Davacı işçinin, davalıya ait işyerinde mevsimlik işçi olarak çalıştığı, davacının, davalı işverene noter kanalı ile gönderdiği dilekçe içeriğinde "çağrılmadığı halde defalarca işe başlama konusunda başvuruda bulunduğunu" beyan ettiği anlaşılmakta ise de; söz konusu davalı işyerinde, sezonun başlayıp başlamadığı, mevsimlik çalışan işçilerin işe başlatılıp başlatılmadığının anlaşılamadığı, bu nedenle özellikle sezonun hangi tarihte başladığının net bir şekilde ortaya konulması gerektiği, davacının olumsuz cevaplandırılan işe başlama başvurusunun yapıldığı tarihte sezon başlamış ise, bu durum işverenin feshi olarak değerlendirilip davacının kıdem ve ihbar tazminat isteğinin değerlendirilmesi gerektiği- Mevsimlik işçinin, 4857 s. İş Kanunu'nun yıllık ücretli izin hükümlerine dayanarak, yıllık ücretli izin kullanma veya buna dayanarak ücret alacağı isteminde bulunamayacağı-

İdari hizmet sözleşmesi- Davacı ile davalı arasında işçi ve işveren ilişkisinin bulunmaması- Görevli mahkeme- Kamu düzeni- İş mahkemeleri-

Davalı personellerin idari hizmet sözleşmesi ile istihdam edilmekte olduğu, söz konusu idari hizmet sözleşmesinin İş Kanunu hükümlerince düzenlenmiş bir iş sözleşmesi olmadığı, 3624 s.
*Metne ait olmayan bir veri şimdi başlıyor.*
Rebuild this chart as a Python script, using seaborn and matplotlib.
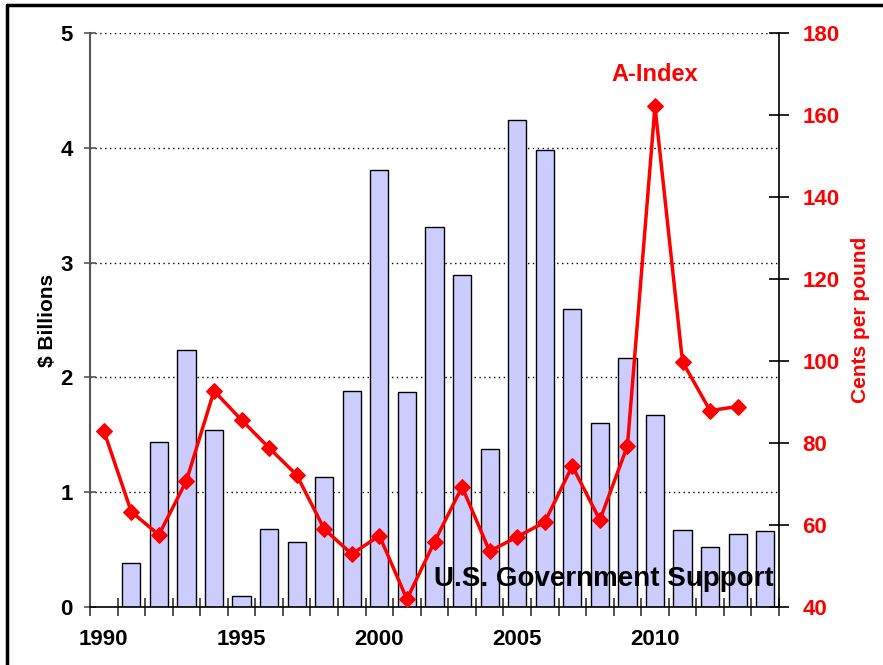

KOSGEB Kanunu'nun 18. maddesi gereğince, davacı kurumda çalışan personelin 657 s. Devlet Memurları Kanununa tabi olmadığı, ancak emekli kesenek ve kurum karşılıklarının 5510 s. K.’un 4. maddesinin birinci fıkrasının (c) bendine göre (Mülga T.C. Emekli Sandığı iştirakçisi) yatırıldığı- Görev konusu kamu düzenine ilişkin olup, mahkemece kendiliğinden dikkate alınması gerektiği, iş mahkemelerinin görev alanının 5521 s. İş Mahkemeleri Kanunu'nun 1. maddesinde belirtildiği, somut olayda, davalılar ile davacı KOSGEB arasında işçi ve işveren ilişkisinin bulunmadığından uyuşmazlığın çözümünde asliye hukuk mahkemelerinin görevli olduğu-

HMK’nın 177/2. maddesinde yapılan değişiklik- Bozmadan sonra ıslah- Usule ilişkin bir yasa değişikliğinin uygulanma zamanı-

HMK’nın 177/2. maddesinde yapılan değişiklik ile, Yargıtay’ın bozma kararından sonra tahkikata ilişkin bir işlem yapılması halinde, tahkikat sona erinceye kadar da ıslah yapılmasının mümkün hale getirildiği- Sonradan aynı hususta bir kanun çıkarılmış olmasının usuli kazanılmış hakkın istisnası olduğundan, usule ilişkin kanun değişikliğinin geçmişe etkili olarak uygulanması gerektiği, mahkemece verilen nihai karardan sonra değişiklik yapılmış olsa da, bu değişikliğin uygulanmasında zorunluluk bulunduğu kabul edilebilir mi? Yoksa, bu hükmün, kanun değişikliği yürürlüğe girdikten sonra yapılacak ıslah taleplerinde mi uygulanması mümkündür?